Hatidze befriends the children, and mentors one of the sons in the art of wild-bee keeping, while advising Hussein, the patriarch, on the dos and don’ts of profiting off honey—half for me, half for you, remember? Hussein, of course, does not take Hatidze’s advice, instead selling all the honey in his bee box in bulk to keep his family afloat. This essentially orphans his bees, leaving the agitated, desperate swarm to fight with Hatidze’s bees for already scarce resources.
Yet for a while, there is a sense of peace amid the disturbance to Hatidze’s routine—she delights alongside the family as they watch a sort of rustic wrestling competition among teens. There is a heightened focus on the raw physicality in those scenes, mirrored later in the movie by a macro shot of two bees, violently tangled in a similar manner—what is seen as sport by humans can appear as systemic disarray in nature.
The vastness of Malika’s world in the middle of the Sahara is nothing like the vastness portrayed in Hatidze’s Macedonian village. It is a whole lot of nothingness; the cars and trucks that pass through her little sector of the highway are almost unbearably loud, sounding more like jet engines rippling through the hot desert air. She’s been there for a quarter-century, giving wanderers a place to share stories, sip tea, and mop some scrambled eggs with stale pieces of French bread. 143 Sahara Street made its North American debut at the Toronto International Film Festival, and Ferhani noted in a Q&A session that the filming process (which took several months) was simple: Ferhani, his sound engineer, and Malika would sit together, waiting (drinking what Ferhani estimates as 15 cups of coffee a day) for reality to come to them—an inverted road trip movie.
Malika engages in conversation with holy men, with a traveling band of musicians, with a European woman traveling the world by motorbike. In broken French, the woman and Malika sit at a table and parry miscommunications with each other; the woman insists on showing Malika pictures of her parents, when what Malika wants is to buy her phone. Each visitor leaves a little snapshot of their lives at the café, but specific details of Malika’s life are few and far between during the documentary’s 100-minute running time. There are clues, though: She hints at an estrangement from her family, with whom she’d cut off communication; she hints at struggles she’s had with men of a nearby town called El Menia (“two-legged wolves,” she calls them). But Ferhani noted that he made a conscious effort to keep the movie rooted in the present, and left moments of ambiguity as they are. In one scene, a hiply dressed man reads Malika the news before eventually mentioning his quest to find his missing brother. She hears him out for a while before jarring him from his own story by suggesting that his brother might’ve been kidnapped and killed. As the shaken man hitchhikes his way away from Malika’s café, she tells Ferhani that he’d fabricated the entire story, and so she toyed with him, lying in turn. What isn’t disclosed is what part of her story is real and what isn’t. “People lie,” Malika says, “But they don’t know how.”
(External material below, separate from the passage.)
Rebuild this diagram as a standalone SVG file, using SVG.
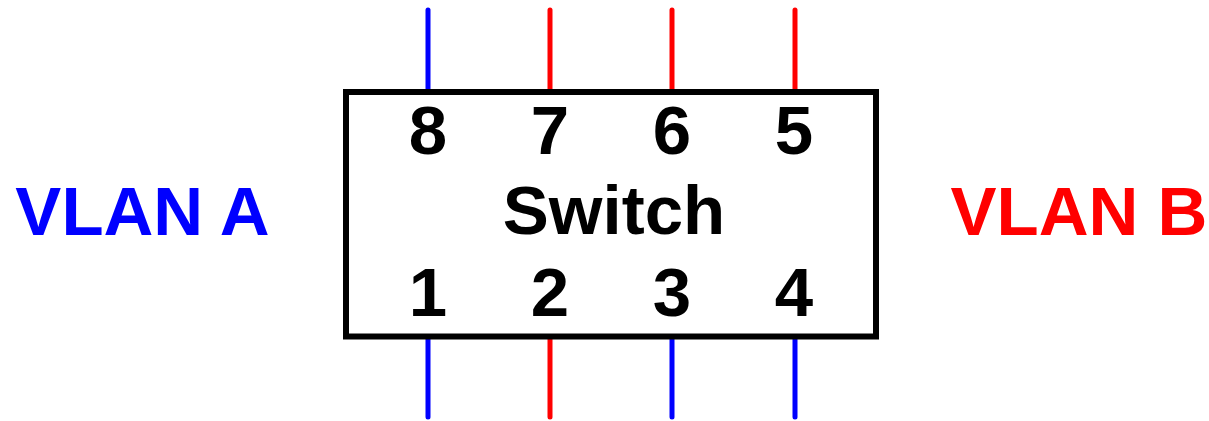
<svg xmlns="http://www.w3.org/2000/svg" width="1209" height="421" viewBox="0 0 1209 421">
<style>
.t{font-family:"Liberation Sans",Arial,sans-serif;font-weight:bold;font-size:69px;text-anchor:middle}
.w{stroke-width:5;stroke-linecap:round;fill:none}
.b{stroke:#0000ff}
.r{stroke:#ff0000}
</style>
<rect width="1209" height="421" fill="#ffffff"/>
<g id="connectors">
<line class="w b" x1="428" y1="10" x2="428" y2="92"/>
<line class="w r" x1="550" y1="10" x2="550" y2="92"/>
<line class="w r" x1="672" y1="10" x2="672" y2="92"/>
<line class="w r" x1="795" y1="10" x2="795" y2="92"/>
<line class="w b" x1="428" y1="337" x2="428" y2="417"/>
<line class="w r" x1="550" y1="337" x2="550" y2="417"/>
<line class="w b" x1="672" y1="337" x2="672" y2="417"/>
<line class="w b" x1="795" y1="337" x2="795" y2="417"/>
</g>
<g id="switch">
<rect x="346" y="92" width="530" height="244.5" fill="none" stroke="#000000" stroke-width="6"/>
<text class="t" x="428" y="154">8</text>
<text class="t" x="550" y="154">7</text>
<text class="t" x="672" y="154">6</text>
<text class="t" x="794" y="154">5</text>
<text class="t" x="614" y="234">Switch</text>
<text class="t" x="428" y="316">1</text>
<text class="t" x="550" y="316">2</text>
<text class="t" x="672" y="316">3</text>
<text class="t" x="794" y="316">4</text>
</g>
<g id="vlan-a">
<text class="t" x="142.5" y="235" fill="#0000ff">VLAN A</text>
</g>
<g id="vlan-b">
<text class="t" x="1079" y="235" fill="#ff0000">VLAN B</text>
</g>
</svg>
All the while, a truck stop, complete with a gas station and a restaurant, is being built in her backyard. Malika has lived in the middle of the Sahara for decades, so she’s come to understand its rhythms and demands; she isn’t sold on the truck stop’s commercial viability, but its presence nonetheless plants seeds of anxiety. Several regulars—transient souls for whom she’d become a fixture—hope to quell her concerns. One recurring guest is author Chawki Amari, who introduced Ferhani to Malika after writing a novel based on his experiences documenting life on the Trans-Saharan Highway; their rapport is evident, and makes up some of the most poignant scenes of the movie, including a bit of prison role play wherein Amari steps outside the hut behind barred windows, pretending to be Malika’s son. At one point, with both Amari and Malika seated at the table facing the camera, he calls her “the gatekeeper of the void.”
Neither Honeyland nor 143 Sahara Street tackle head-on the broader ramifications of capitalism encroaching on each protagonist’s way of life, but perhaps doing so would be doing a disservice to the two respective leading women. It’s not that their lives are at odds with the ways of the present: Hatidze travels into the city of Skopje by train to sell her honey and indulges in boxes of industrial hair dye; Malika eventually gets a cellphone of her own. Modernity can be an all-consuming wave, but through Hatidze and Malika, we find survivors on the very fringes of the world, holding on, taking from the world only what they need, in spite of everything.